“I bet they did.” She giggled.
What the hell was with this giggling? It literally made me dizzy to hear her giggle, but there I was thinking of a way to hear it again. I took a deep breath before opening the oven to remove the carrots.
They smelled delicious, and I knew the gingery rub I put on them would taste amazing with the blackberry and orange reduction. I plated the duck breast and roasted carrots before covering them with a healthy amount of the berry and citrus compote. I made sure the plate looked good before moving around the island to place it in front of her.
“This looks so good,” she said, doing a little dance in her seat.
There was something about food that made women dance. It was one of the perks of the job.
“Dig in and find out.”
“I feel like such a pig with my fat self eating in front of you. My mama didn’t raise me like that.”
“Don’t feel bad. People eat in front of me all the time. I’m a chef, Iyla.”
“I know but it still feels weird.”
“It shouldn’t, and stop calling yourself fat. A real man likes a woman with some meat on her bones.”
“Sorry.”
She lowered her eyes, causing me to reach out and bring them back to mine where they belonged. Her eyes on me made my chest hurt. I didn’t know I was moving until my lips were on hers. I kissed her. Just once. Her plump lips were as soft as I imagined. She tasted like a mixture of mint and the sweetness from the pomegranate. I wanted more, but my better judgment kicked in.

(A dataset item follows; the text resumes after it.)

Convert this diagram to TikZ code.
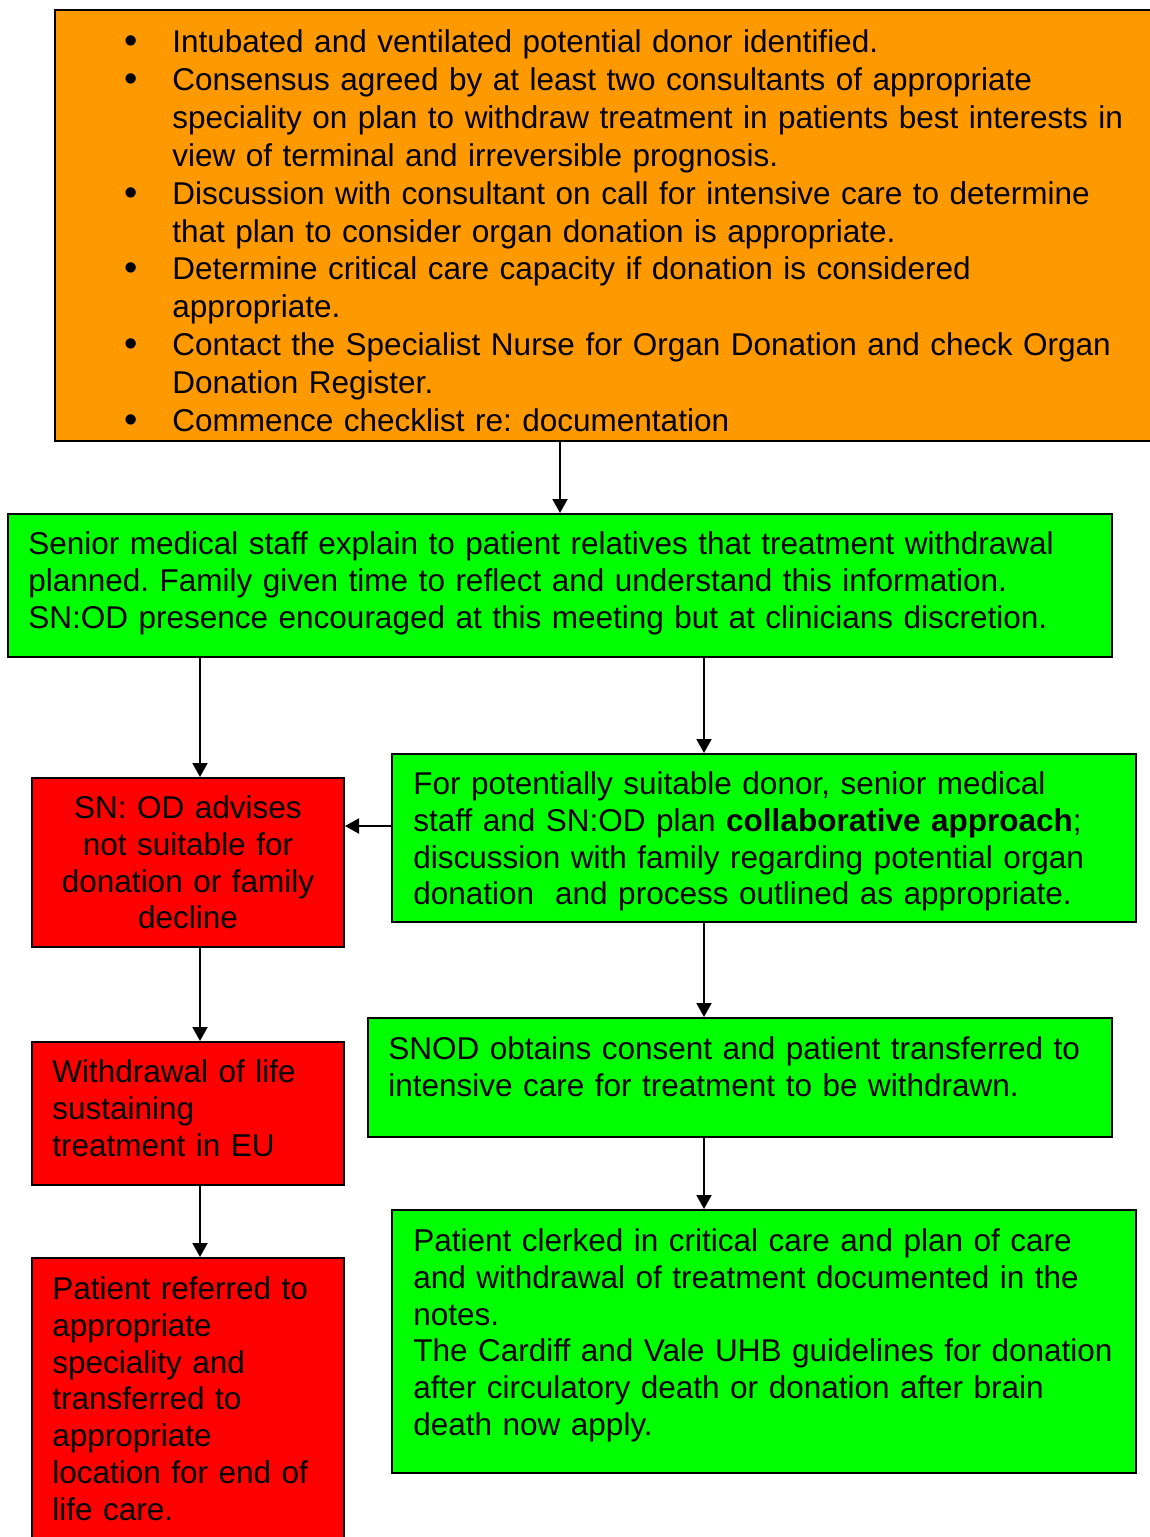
\documentclass[tikz,border=0pt]{standalone}
\usepackage{fontspec}
\setmainfont{Liberation Sans}
\usetikzlibrary{arrows.meta,fit}
\definecolor{orangebox}{HTML}{FF9900}
\definecolor{greenbox}{HTML}{00FF00}
\definecolor{redbox}{HTML}{FF0000}
\frenchspacing
\tikzset{
  box/.style={draw=black, line width=1pt, inner sep=0pt},
  obox/.style={box, fill=orangebox},
  gbox/.style={box, fill=greenbox},
  rbox/.style={box, fill=redbox},
  txt/.style={inner sep=0pt, anchor=base west, text width=560pt, align=left,
    font=\fontsize{15.75pt}{18.4pt}\selectfont\frenchspacing},
  otxt/.style={txt, font=\fontsize{15.75pt}{18.95pt}\selectfont\frenchspacing},
  ctxt/.style={inner sep=0pt, anchor=base, text width=156pt, align=center,
    font=\fontsize{15.75pt}{18.4pt}\selectfont\frenchspacing},
  arr/.style={line width=1pt, -{Triangle[length=7pt,width=7.5pt]}}
}
\newcommand{\bul}{\leavevmode\llap{\raisebox{-0.5pt}{\fontsize{19pt}{19pt}\selectfont\textbullet}\hspace{17.5pt}}}
\begin{document}
\begin{tikzpicture}[x=0.5pt,y=-0.5pt]
\useasboundingbox (0,0) rectangle (1150,1537);
\clip (0,0) rectangle (1150,1537);
% boxes
\node[obox, fit={(55,10) (1170,441)}] (orange) {};
\node[gbox, fit={(8,514) (1112,657)}] (green1) {};
\node[rbox, fit={(32,778) (344,947)}] (red1) {};
\node[gbox, fit={(392,754) (1136,922)}] (green2) {};
\node[rbox, fit={(32,1042) (344,1185)}] (red2) {};
\node[gbox, fit={(368,1018) (1112,1137)}] (green3) {};
\node[rbox, fit={(32,1258) (344,1560)}] (red3) {};
\node[gbox, fit={(392,1210) (1136,1473)}] (green4) {};
% texts
\node[otxt] (t0) at (172,52.5) {\bul Intubated and ventilated potential donor identified.\\
\bul Consensus agreed by at least two consultants of appropriate\\
speciality on plan to withdraw treatment in patients best interests in\\
view of terminal and irreversible prognosis.\\
\bul Discussion with consultant on call for intensive care to determine\\
that plan to consider organ donation is appropriate.\\
\bul Determine critical care capacity if donation is considered\\
appropriate.\\
\bul Contact the Specialist Nurse for Organ Donation and check Organ\\
Donation Register.\\
\bul Commence checklist re: documentation};
\node[txt] (t1) at (28,554.5) {Senior medical staff explain to patient relatives that treatment withdrawal\\
planned. Family given time to reflect and understand this information.\\
SN:OD presence encouraged at this meeting but at clinicians discretion.};
\node[ctxt] (t2) at (188,818.5) {SN: OD advises\\ not suitable for\\ donation or family\\ decline};
\node[txt] (t3) at (413,794.5) {For potentially suitable donor, senior medical\\
staff and SN:OD plan \textbf{collaborative approach};\\
discussion with family regarding potential organ\\
donation\ \ and process outlined as appropriate.};
\node[txt] (t4) at (52,1082.5) {Withdrawal of life\\ sustaining\\ treatment in EU};
\node[txt] (t5) at (388,1059.5) {SNOD obtains consent and patient transferred to\\
intensive care for treatment to be withdrawn.};
\node[txt] (t6) at (52,1299.5) {Patient referred to\\ appropriate\\ speciality and\\ transferred to\\ appropriate\\ location for end of\\ life care.};
\node[txt] (t7) at (413,1251.5) {Patient clerked in critical care and plan of care\\
and withdrawal of treatment documented in the\\
notes.\\
The Cardiff and Vale UHB guidelines for donation\\
after circulatory death or donation after brain\\
death now apply.};
% connectors
\draw[arr] (orange.south -| green1.north) -- (green1.north);
\draw[arr] (green1.south -| 200,0) -- (red1.north -| 200,0);
\draw[arr] (green1.south -| 704,0) -- (green2.north -| 704,0);
\draw[arr] (green2.west |- 0,826) -- (red1.east |- 0,826);
\draw[arr] (red1.south -| 200,0) -- (red2.north -| 200,0);
\draw[arr] (red2.south -| 200,0) -- (red3.north -| 200,0);
\draw[arr] (green2.south -| 704,0) -- (green3.north -| 704,0);
\draw[arr] (green3.south -| 704,0) -- (green4.north -| 704,0);
\end{tikzpicture}
\end{document}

Plus, she looked stunned. That brought me back to reality.
“Fuck,” I cursed under my breath. “I’m sorry. I shouldn’t have done that.”
I snatched away, forcing myself to put some distance between us. Every step toward the stove was more painful than the last. I wanted to be close to her. Her warm vanilla perfume was magnetic. Now that I’d touched and tasted her, I was thirsty for more.
“Don’t apologize. It’s been too long since a man made me feel desirable.”
Instead of responding, I kept my eyes on the stove where I was turning the rest of the blackberries into a topping for dessert. There was no reason for her to feel anything other than wanted and beautiful. I wanted to correct that. It wasn’t my job though. Cooking for her was.
The dinner I’d just served was my job for the night. I couldn’t drag her into my world. I didn’t even know how long I would be gone. She would have been crazy to get involved with a man about to go to prison.
The nigga who broke her heart had really done a number on her self-esteem. There was no universe in which Iyla wasn’t absolutely beautiful. It stung to hear her say she felt undesirable. The effects cheating had on a woman sometimes ran deeper than they cared to admit.
There was no telling what kind of damage lie dormant inside the woman who I’d already decided was too good for me in the first place. What the hell did a woman like her want with a thug like me? I couldn’t come up with a good answer, so I did the one thing I knew I was good at. I kept cooking.
“Have dinner with me,” she requested, interrupting my racing thoughts.
One
Iyla
After gobbling up my salad like I hadn’t eaten all day, I became even more intrigued by the ruggedly handsome chef maneuvering around my kitchen like it was his own. He was tall with dark skin the color of ebony. Just from seeing his arms flex in the plain black button down, I knew that he was probably twice as hard as the dense wood. Thick brows furrowed as he worked out the details of his task.
I wanted to be inside his head. I wanted to know what made his brows dip as his full lips parted ever so slightly. I watched entranced as he made dinner. This shit was a sex scene. A man who knew how to cook was sexy. Key wasn’t just cooking. He was creating art.
I smiled as he laid a second masterpiece in front of me. Then our eyes connected. There was something so dark and haunting about his eyes. His darkness didn’t repel me. It didn’t make me want to turn and retreat the way every single one of my good brain cells were urging me to do. I was drawn to him. There was something magnetic lurking in the shadows of those dark orbsmaking me want to know more. I couldn’t tear my eyes away from him to save my life.
Before I knew it, his lips were on mine, and there went my panties. Just a simple kiss had ruined them. The flood of heat and moisture that dampened my thighs made me blush. I was stunned into silence until he apologized.
Although I was caught off guard, I didn’t feel there was a need for him to apologize. I wanted more. I wanted my fingers tangled in his thick beard. I wanted to feel the bristles on his chin graze my skin as his lips blazed a hot trail on my body.
There was no need for him to apologize. I wanted it just as much as he did, if not more. At the same time, I knew it was too much. I wasn’t ready. My heart was still broken. It still belonged to someone who didn’t deserve it. I, too, was caught up in the moment. I didn’t express that though. Instead, I made an attempt to lighten the moment.
“Have dinner with me,” I requested as he beat himself up about his perceived misstep.
“I can’t do that. I’m already overstepping.”